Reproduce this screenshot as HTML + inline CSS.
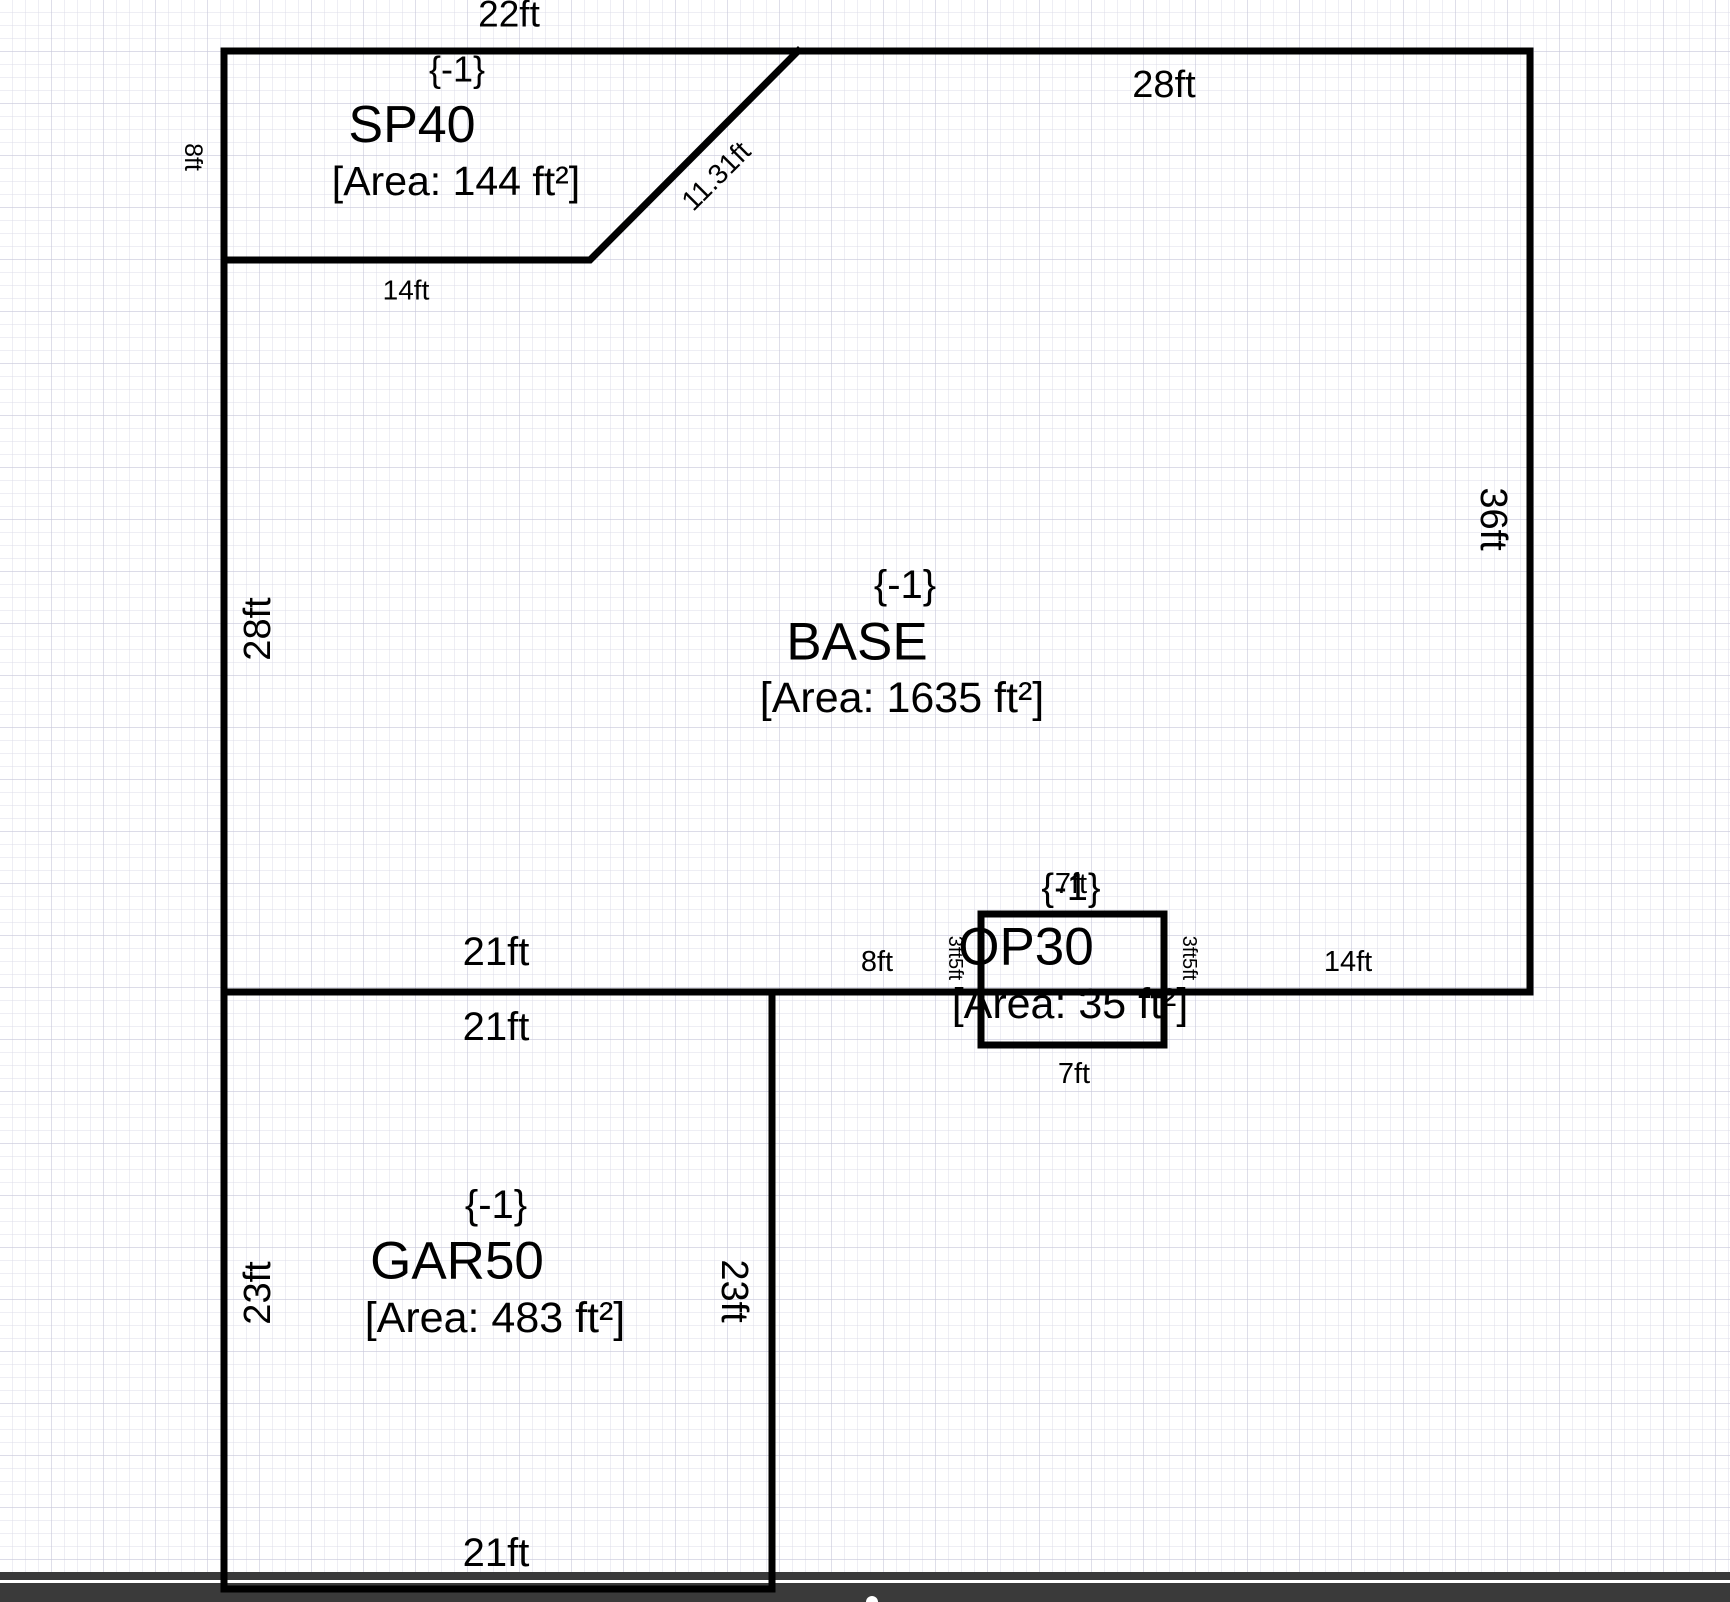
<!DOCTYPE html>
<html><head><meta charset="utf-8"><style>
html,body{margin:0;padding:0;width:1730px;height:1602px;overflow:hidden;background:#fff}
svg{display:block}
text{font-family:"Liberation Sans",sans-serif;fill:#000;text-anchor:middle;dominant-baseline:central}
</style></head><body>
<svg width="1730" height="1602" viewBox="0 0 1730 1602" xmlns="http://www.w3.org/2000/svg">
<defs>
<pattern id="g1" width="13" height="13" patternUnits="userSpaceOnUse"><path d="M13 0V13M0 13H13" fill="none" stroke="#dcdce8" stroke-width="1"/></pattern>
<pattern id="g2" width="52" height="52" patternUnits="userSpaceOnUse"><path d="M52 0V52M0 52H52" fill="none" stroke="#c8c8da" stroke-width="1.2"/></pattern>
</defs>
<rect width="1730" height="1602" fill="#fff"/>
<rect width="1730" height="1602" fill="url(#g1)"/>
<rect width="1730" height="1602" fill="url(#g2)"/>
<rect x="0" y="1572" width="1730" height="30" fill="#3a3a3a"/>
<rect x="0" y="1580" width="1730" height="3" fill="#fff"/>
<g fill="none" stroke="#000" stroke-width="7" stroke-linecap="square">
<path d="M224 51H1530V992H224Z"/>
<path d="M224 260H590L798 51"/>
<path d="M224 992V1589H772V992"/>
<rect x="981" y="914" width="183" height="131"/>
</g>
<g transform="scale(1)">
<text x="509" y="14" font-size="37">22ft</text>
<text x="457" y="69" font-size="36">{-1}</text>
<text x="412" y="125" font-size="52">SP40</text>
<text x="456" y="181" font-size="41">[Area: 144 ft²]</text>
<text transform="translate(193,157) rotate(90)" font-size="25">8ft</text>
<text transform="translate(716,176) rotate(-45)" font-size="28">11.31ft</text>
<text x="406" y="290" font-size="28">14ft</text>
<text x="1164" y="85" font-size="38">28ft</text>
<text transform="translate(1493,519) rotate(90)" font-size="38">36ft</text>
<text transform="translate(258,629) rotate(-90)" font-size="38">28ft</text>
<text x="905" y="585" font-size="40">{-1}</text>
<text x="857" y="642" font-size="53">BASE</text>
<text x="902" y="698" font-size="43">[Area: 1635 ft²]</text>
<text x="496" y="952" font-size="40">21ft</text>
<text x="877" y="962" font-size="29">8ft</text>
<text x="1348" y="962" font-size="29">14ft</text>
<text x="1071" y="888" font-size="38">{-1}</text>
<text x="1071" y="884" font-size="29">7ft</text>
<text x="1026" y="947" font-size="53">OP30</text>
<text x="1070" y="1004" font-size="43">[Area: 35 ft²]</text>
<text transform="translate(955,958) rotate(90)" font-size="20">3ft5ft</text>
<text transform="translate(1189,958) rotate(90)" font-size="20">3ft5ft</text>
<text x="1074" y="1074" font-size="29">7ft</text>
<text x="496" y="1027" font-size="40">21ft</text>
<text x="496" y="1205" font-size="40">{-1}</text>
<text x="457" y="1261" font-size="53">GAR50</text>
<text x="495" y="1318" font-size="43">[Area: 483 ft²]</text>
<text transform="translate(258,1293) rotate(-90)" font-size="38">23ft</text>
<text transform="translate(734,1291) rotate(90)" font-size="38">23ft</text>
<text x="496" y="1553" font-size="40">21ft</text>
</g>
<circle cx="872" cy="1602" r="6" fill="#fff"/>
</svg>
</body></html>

*Given exercise*
Leave out the pictures and copy the rest of the material above exactly.

*Full response*
Reproduce this screenshot as HTML + inline CSS.
<!DOCTYPE html>
<html><head><meta charset="utf-8"><style>
html,body{margin:0;padding:0;width:1730px;height:1602px;overflow:hidden;background:#fff}
svg{display:block}
text{font-family:"Liberation Sans",sans-serif;fill:#000;text-anchor:middle;dominant-baseline:central}
</style></head><body>
<svg width="1730" height="1602" viewBox="0 0 1730 1602" xmlns="http://www.w3.org/2000/svg">
<defs>
<pattern id="g1" width="13" height="13" patternUnits="userSpaceOnUse"><path d="M13 0V13M0 13H13" fill="none" stroke="#dcdce8" stroke-width="1"/></pattern>
<pattern id="g2" width="52" height="52" patternUnits="userSpaceOnUse"><path d="M52 0V52M0 52H52" fill="none" stroke="#c8c8da" stroke-width="1.2"/></pattern>
</defs>
<rect width="1730" height="1602" fill="#fff"/>
<rect width="1730" height="1602" fill="url(#g1)"/>
<rect width="1730" height="1602" fill="url(#g2)"/>
<rect x="0" y="1572" width="1730" height="30" fill="#3a3a3a"/>
<rect x="0" y="1580" width="1730" height="3" fill="#fff"/>
<g fill="none" stroke="#000" stroke-width="7" stroke-linecap="square">
<path d="M224 51H1530V992H224Z"/>
<path d="M224 260H590L798 51"/>
<path d="M224 992V1589H772V992"/>
<rect x="981" y="914" width="183" height="131"/>
</g>
<g transform="scale(1)">
<text x="509" y="14" font-size="37">22ft</text>
<text x="457" y="69" font-size="36">{-1}</text>
<text x="412" y="125" font-size="52">SP40</text>
<text x="456" y="181" font-size="41">[Area: 144 ft²]</text>
<text transform="translate(193,157) rotate(90)" font-size="25">8ft</text>
<text transform="translate(716,176) rotate(-45)" font-size="28">11.31ft</text>
<text x="406" y="290" font-size="28">14ft</text>
<text x="1164" y="85" font-size="38">28ft</text>
<text transform="translate(1493,519) rotate(90)" font-size="38">36ft</text>
<text transform="translate(258,629) rotate(-90)" font-size="38">28ft</text>
<text x="905" y="585" font-size="40">{-1}</text>
<text x="857" y="642" font-size="53">BASE</text>
<text x="902" y="698" font-size="43">[Area: 1635 ft²]</text>
<text x="496" y="952" font-size="40">21ft</text>
<text x="877" y="962" font-size="29">8ft</text>
<text x="1348" y="962" font-size="29">14ft</text>
<text x="1071" y="888" font-size="38">{-1}</text>
<text x="1071" y="884" font-size="29">7ft</text>
<text x="1026" y="947" font-size="53">OP30</text>
<text x="1070" y="1004" font-size="43">[Area: 35 ft²]</text>
<text transform="translate(955,958) rotate(90)" font-size="20">3ft5ft</text>
<text transform="translate(1189,958) rotate(90)" font-size="20">3ft5ft</text>
<text x="1074" y="1074" font-size="29">7ft</text>
<text x="496" y="1027" font-size="40">21ft</text>
<text x="496" y="1205" font-size="40">{-1}</text>
<text x="457" y="1261" font-size="53">GAR50</text>
<text x="495" y="1318" font-size="43">[Area: 483 ft²]</text>
<text transform="translate(258,1293) rotate(-90)" font-size="38">23ft</text>
<text transform="translate(734,1291) rotate(90)" font-size="38">23ft</text>
<text x="496" y="1553" font-size="40">21ft</text>
</g>
<circle cx="872" cy="1602" r="6" fill="#fff"/>
</svg>
</body></html>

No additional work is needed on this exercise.